子ども1人に4500万円の借金を押し付けている現状。 この子たちの行く先を明るいものにしなければならない。 |
内閣府の「年次経済財政報告(平成17年)」は、高齢者世代が生涯にわたってどれだけの税金を支払い、どれだけの便益を受けたかを計算しています。それによれば、今の60代は差し引きで約1600万円分の純受益があったことになる。それに対し、今の30代が生涯に受ける便益を計算すると、実に約1700万円のマイナス(支払い超過)です。これから生まれてくる将来世代は多大な国債が残されるので、生涯で約4500万円分の借金返済に追われるという。これは「財政的幼児虐待」ともいわれています。

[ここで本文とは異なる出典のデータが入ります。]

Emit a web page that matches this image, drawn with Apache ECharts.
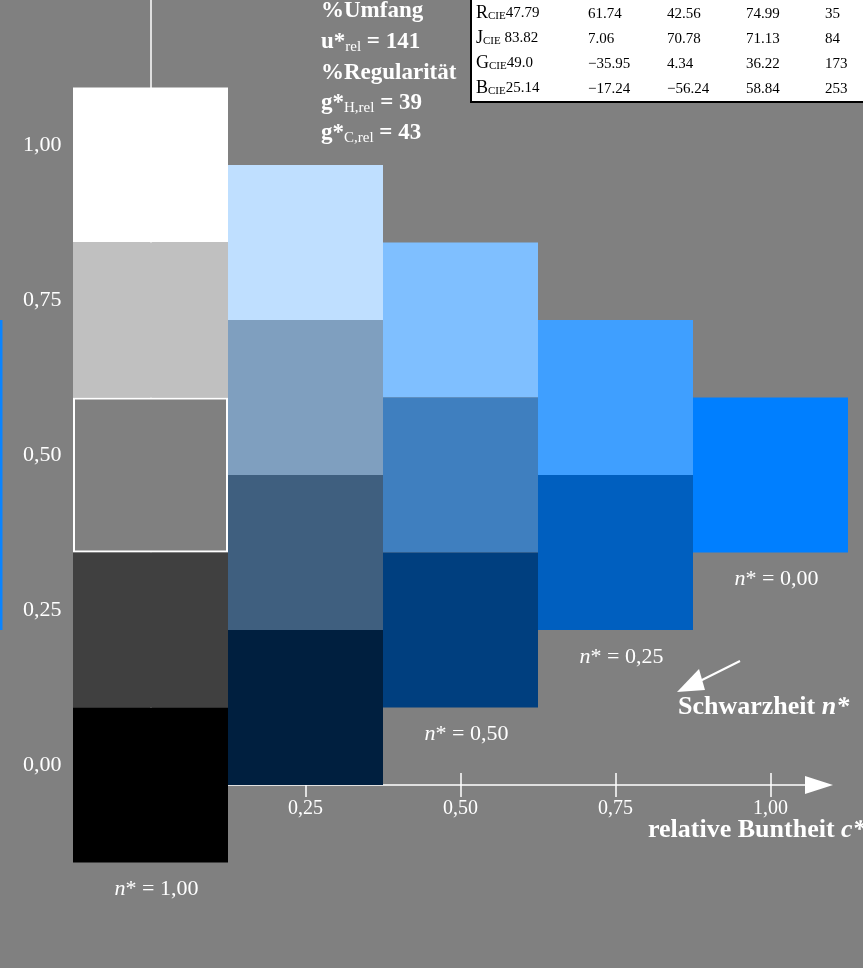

投票箱をあけると高齢者の票ばかり (財)明るい選挙推進協会のデータ |
たとえば、消費税の税率5%アップで、政府は13.5兆円の追加税収を見込んでいます。消費税は高齢3経費(年金・医療・介護)に使われますが、財務省は、今回は「未来(子ども)への投資」も使途にいれたと宣伝しています。しかし、それはたったの0.7兆円。13.5兆円増税して、たった0.7兆円をもって「未来への投資」といっています。

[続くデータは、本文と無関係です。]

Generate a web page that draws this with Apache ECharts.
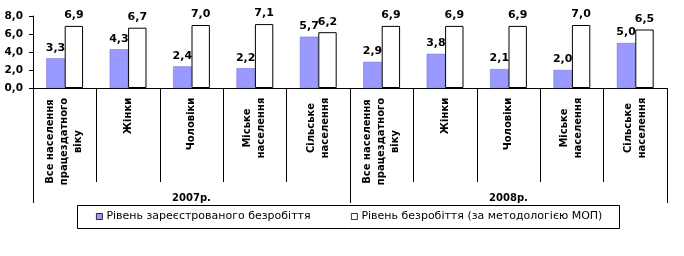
<!DOCTYPE html>
<html>
<head>
<meta charset="utf-8">
<script src="https://cdn.jsdelivr.net/npm/echarts@6/dist/echarts.min.js"></script>
<style>html,body{margin:0;padding:0;background:#fff;}#c{width:684px;height:256px;}</style>
</head>
<body>
<div id="c"></div>
<script>
const categories = [
  'Все населення\nпрацездатного\nвіку', 'Жінки', 'Чоловіки', 'Міське\nнаселення', 'Сільське\nнаселення',
  'Все населення\nпрацездатного\nвіку', 'Жінки', 'Чоловіки', 'Міське\nнаселення', 'Сільське\nнаселення'
];
const years = ['2007р.', '2008р.'];
const registered = [3.3, 4.3, 2.4, 2.2, 5.7, 2.9, 3.8, 2.1, 2.0, 5.0];
const ilo = [6.9, 6.7, 7.0, 7.1, 6.2, 6.9, 6.9, 6.9, 7.0, 6.5];
const seriesNames = ['Рівень зареєстрованого безробіття', 'Рівень безробіття (за методологією МОП)'];
const yTicks = { min: 0, max: 8, interval: 2 };

const FONT = '"DejaVu Sans", Verdana, sans-serif';
const fmt = v => Number(v).toFixed(1).replace('.', ',');

const cv = document.createElement('canvas').getContext('2d');
cv.font = 'bold 10px "DejaVu Sans"';
const rich = {};
categories.forEach((c, i) => {
  const w = Math.max(...c.split('\n').map(l => cv.measureText(l).width));
  rich['l' + i] = { width: Math.ceil(w) + 1, align: 'center', fontSize: 10, fontWeight: 'bold', fontFamily: FONT, lineHeight: 14, color: '#000' };
});

const legendBase = {
  padding: 0, top: 211, icon: 'rect', itemWidth: 6, itemHeight: 6, itemGap: 0,
  itemStyle: { borderColor: '#000', borderWidth: 0.8 },
  textStyle: { fontSize: 11, fontFamily: FONT, color: '#000', padding: [0, 0, 0, -1] }
};

const chart = echarts.init(document.getElementById('c'), null, { renderer: 'canvas' });
chart.setOption({
  animation: false,
  backgroundColor: '#fff',
  grid: { left: 33, right: 17, top: 16, bottom: 168, containLabel: false },
  xAxis: [
    {
      type: 'category', data: categories, position: 'bottom',
      axisLine: { show: true, lineStyle: { color: '#000', width: 1 } },
      axisTick: { show: true, alignWithLabel: false, interval: 0, length: 94, lineStyle: { color: '#000' } },
      axisLabel: {
        interval: 0, rotate: 90, margin: 9,
        formatter: (v, i) => v.split('\n').map(l => '{l' + i + '|' + l + '}').join('\n'),
        rich: rich
      },
      splitLine: { show: false }
    },
    {
      type: 'category', data: years, position: 'bottom', gridIndex: 0,
      axisLine: { show: false },
      axisTick: { show: true, alignWithLabel: false, interval: 0, length: 115, lineStyle: { color: '#000' } },
      axisLabel: { interval: 0, margin: 105, fontSize: 10, fontWeight: 'bold', fontFamily: FONT, color: '#000' },
      splitLine: { show: false }
    }
  ],
  yAxis: {
    type: 'value', min: yTicks.min, max: yTicks.max, interval: yTicks.interval,
    axisLine: { show: true, lineStyle: { color: '#000' } },
    axisTick: { show: true, length: 4, lineStyle: { color: '#000' } },
    axisLabel: { formatter: fmt, fontSize: 10.5, fontWeight: 'bold', fontFamily: FONT, color: '#000', margin: 10 },
    splitLine: { show: false }
  },
  legend: [
    Object.assign({}, legendBase, { data: [seriesNames[0]], left: 96 }),
    Object.assign({}, legendBase, { data: [seriesNames[1]], left: 351 })
  ],
  graphic: [
    { type: 'rect', shape: { x: 77.5, y: 205.5, width: 542, height: 23 }, style: { fill: 'none', stroke: '#000', lineWidth: 1 }, silent: true }
  ],
  series: [
    {
      name: seriesNames[0], type: 'bar', data: registered, xAxisIndex: 0,
      barCategoryGap: '42%', barGap: '0%',
      itemStyle: { color: '#9999FF', borderColor: '#6666CC', borderWidth: 0.5 },
      label: { show: true, position: 'top', distance: 5, formatter: p => fmt(p.value), fontSize: 11, fontWeight: 'bold', fontFamily: FONT, color: '#000' }
    },
    {
      name: seriesNames[1], type: 'bar', data: ilo, xAxisIndex: 0,
      barCategoryGap: '42%', barGap: '0%',
      itemStyle: { color: '#FFFFFF', borderColor: '#000', borderWidth: 1 },
      label: { show: true, position: 'top', distance: 5, formatter: p => fmt(p.value), fontSize: 11, fontWeight: 'bold', fontFamily: FONT, color: '#000' }
    }
  ]
});
</script>
</body>
</html>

「子ども手当が...」?。毎年毎年、年金50兆円をバラまくのに比べれば、子ども手当の2兆円など微々たるものです。「いまもらっている年金は若い時に積み立てたものだから...」?。いえいえ、いまの高齢者は、彼らが現役時代に払い込んだ社会保険料の2倍~4倍の年金を受け取っています。しかし、いまの現役世代には増税が待っているので、結局は「払い損」になるはずです。
もう、若さに応じて1票に格差をつけないとやっていけない段階かもしれません。国政選挙はその国のあり方、数十年後の行く末を決める選挙です。その選挙結果の影響を数十年にわたって受ける世代こそが、将来を見通して責任をもって投票する当事者でしょう。今後、50年、60年に渡って日本の将来を担う世代の声が議会に強く反映されるべきです。
余命別選挙制度の作り方
選挙区というと地理的な区分けが想定されています。各地方の選挙区から選出された地域代表を通じて、社会全体の利害を議会に反映させるシステム。しかし、社会全体の利害を汲み取るために、世代ごとに代表を選出してもいいでしょう。0歳~30代の「青年区」、40~50代の「中年区」、60代以上の「老年区」のように分け、世代ごとに代表を選べばよい。そうすれば若者世代の声は「青年区」選出の議員が代表できる。 これは年齢別選挙区というアイディアで井堀利宏・東京大学教授が提案してきた。
私は余命別選挙制度として、各世代選挙区に、その世代の平均余命(あと何年の寿命があるか)に応じて議席(議員数)を配分し、投票権と余命をリンクさせることを提案しています。たとえば、いま25歳の人の平均余命は57年で、55歳の平均余命29年の約2倍。そこで、20代選挙区には議席を多く配分し、その有権者1人当たり議席数が、50代選挙区の2倍になるようにする。若さに応じて1票に格差をつけるわけです。
「1票の格差」はどうなるのだ、という疑念にはこう答えます。移行期を除けば、生まれた年にかかわらず、どの人も生涯を通じて同じだけの投票力を持つので、生涯を通じた「投票価値の平等」は担保されます。また、若者の影響力が過大になるというのも誤解です。彼ら自身もやがては高齢者になるのだから、若者だけに都合の良い刹那的・利己的政策ばかりを支持するとは思えないし、むしろ、孫のいない高齢者のほうが利己的な投票行動に走る可能性のほうが大きいと考えられないでしょうか。
少子高齢化が進み歪んでしまった人口ピラミッドを、余命でウェイトづけしてみましょう。かつて日本が元気だったころの人口ピラミッドを再建できることにお気づきいただけると思います。
日経ビジネスオンラインにフルバージョンを書かせていただきました。そちらでは、「公共財としての子ども」という考え方も紹介しています。http://business.nikkeibp.co.jp/article/manage/20110531/220334/
ワールドビジネスサテライト(2012年5月31日放映)の特集でもコメントを紹介していただきました。
http://www.tv-tokyo.co.jp/mv/wbs/feature/post_21365/
私は世代間対立ではなく、本当の意味で共に支えあう社会を強く望んでいます。